From Hyperlink to Hyperchain Gang: Interactivity as a Surrogate for Collaboration

New technologies create an illusion of improving our knowledge of archaic technologies. The advent of digital print and hypertext has provided us with a delusively clear idea of analog book production. Text processors and printers, Internet and web-design software have disambiguated the material process of literary production by creating new, digital knowledge, but also new, digital ignorance.

In our paper we start from a simple premise that the purpose of literature is communication. To fully communicate is to ensure collaboration between mutually equal participants. Yet, because they are creating new ignorance, all that digital technologies have to offer in place of collaboration is its surrogate – interactivity. Unlike the universal code of human language, the plurality of mutually incompatible codes (computer languages, brand-name programs, online forums etc.) promotes the authorship of the machine, and the fallacy of hypertext, the fallacy of interactivity, in trying to guess, to preempt the reaction, the very existence of the reader or, more precisely, the user.

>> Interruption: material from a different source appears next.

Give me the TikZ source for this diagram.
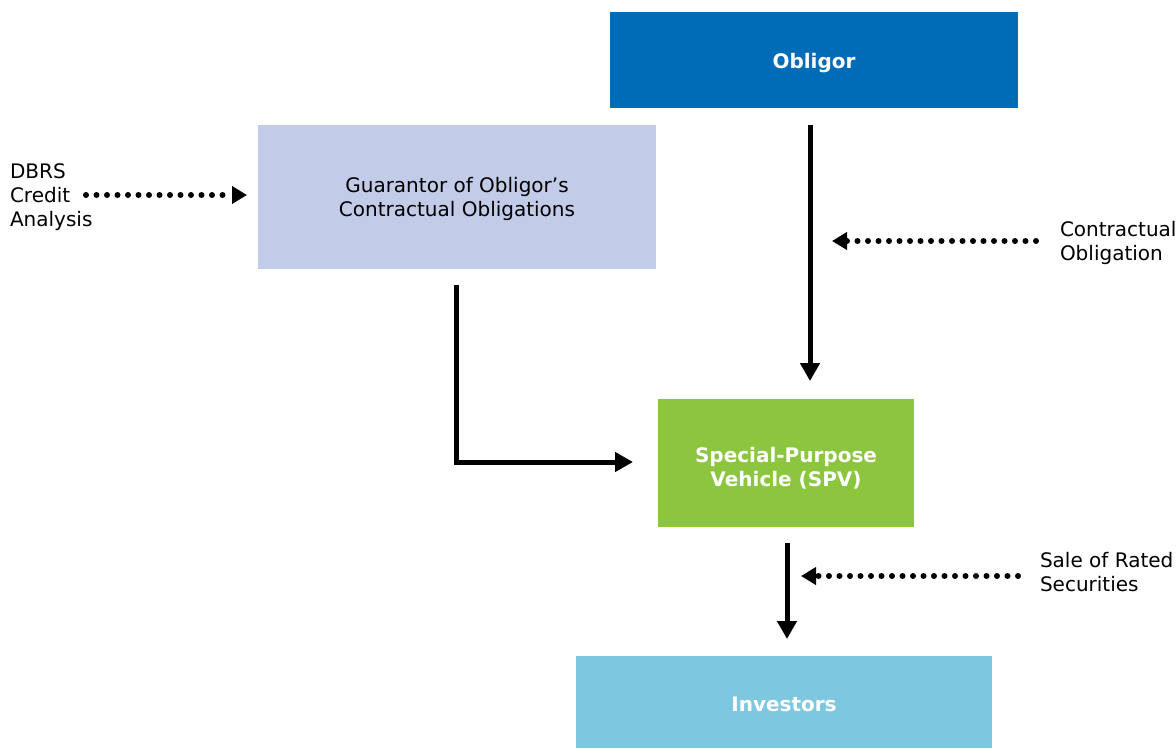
\documentclass[tikz,border=0pt]{standalone}
\usepackage{fontspec}
\setmainfont{DejaVu Sans}
\usetikzlibrary{arrows.meta}
\definecolor{obligorblue}{HTML}{006BB6}
\definecolor{guarblue}{HTML}{C2CCE8}
\definecolor{spvgreen}{HTML}{8CC63F}
\definecolor{invblue}{HTML}{7DC8E0}
\tikzset{
  box/.style={draw=none, inner sep=0pt, outer sep=0pt},
  txt/.style={inner sep=0pt, outer sep=0pt, align=center, font=\fontsize{20}{24}\selectfont},
  boldtxt/.style={txt, text=white, font=\fontsize{20}{24}\selectfont\bfseries},
  lbl/.style={inner sep=0pt, outer sep=0pt, align=left, anchor=north west, font=\fontsize{20}{24}\selectfont},
  solidarrow/.style={line width=5pt, -{Triangle[length=18pt,width=19pt]}},
  dotarrow/.style={line width=6pt, line cap=round, dash pattern=on 0pt off 10.5pt, -{Triangle[length=15pt,width=17pt,line cap=butt]}},
}
\begin{document}
\begin{tikzpicture}[x=1pt,y=-1pt]
\useasboundingbox (0,0) rectangle (1176,748);
\node[box, fill=obligorblue, minimum width=408, minimum height=96] (obligor) at (814,60) {};
\node[boldtxt] (obligortext) at ([yshift=-3pt]obligor.center) {Obligor};
\node[box, fill=guarblue, minimum width=398, minimum height=144] (guar) at (457,197) {};
\node[txt] (guartext) at ([yshift=-2pt]guar.center) {Guarantor of Obligor’s\\Contractual Obligations};
\node[box, fill=spvgreen, minimum width=256, minimum height=128] (spv) at (786,463) {};
\node[boldtxt] (spvtext) at ([yshift=-5pt]spv.center) {Special-Purpose\\Vehicle (SPV)};
\node[box, fill=invblue, minimum width=416, minimum height=92] (inv) at (784,702) {};
\node[boldtxt] (invtext) at ([yshift=-2pt]inv.center) {Investors};
\node[lbl] (dbrs) at (10,164) {DBRS\\Credit\\Analysis};
\node[lbl] (contract) at (1060,221) {Contractual\\Obligation};
\node[lbl] (sale) at (1040,552) {Sale of Rated\\Securities};
% connectors
\coordinate (o1) at (810,125);
\coordinate (o2) at (810,381);
\draw[solidarrow] (o1) -- (o2);
\coordinate (g1) at (456,285);
\coordinate (g2) at (456,462);
\coordinate (g3) at (633,462);
\draw[solidarrow, line join=miter] (g1) -- (g2) -- (g3);
\coordinate (s1) at (787,543);
\coordinate (s2) at (787,639);
\draw[solidarrow] (s1) -- (s2);
\coordinate (d1) at (86,195);
\coordinate (d2) at (247,195);
\draw[dotarrow] (d1) -- (d2);
\coordinate (c1) at (1036,241);
\coordinate (c2) at (832,241);
\draw[dotarrow] (c1) -- (c2);
\coordinate (r1) at (1018,576);
\coordinate (r2) at (801,576);
\draw[dotarrow] (r1) -- (r2);
\end{tikzpicture}
\end{document}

By that, the new technologies for mediating literature are sanitizing the production, as well as the consumption of literature, ridding it of any but the most superficial social interaction. At the same time, by relying on paraliterary devices, instead of expanding the primary code of literature (language), technologies such as hypertext, expand the secondary code, the code of the machine, which in the case of traditional print is made invisible, by virtue of digital media rendering the codex book (at least nominally) obsolete.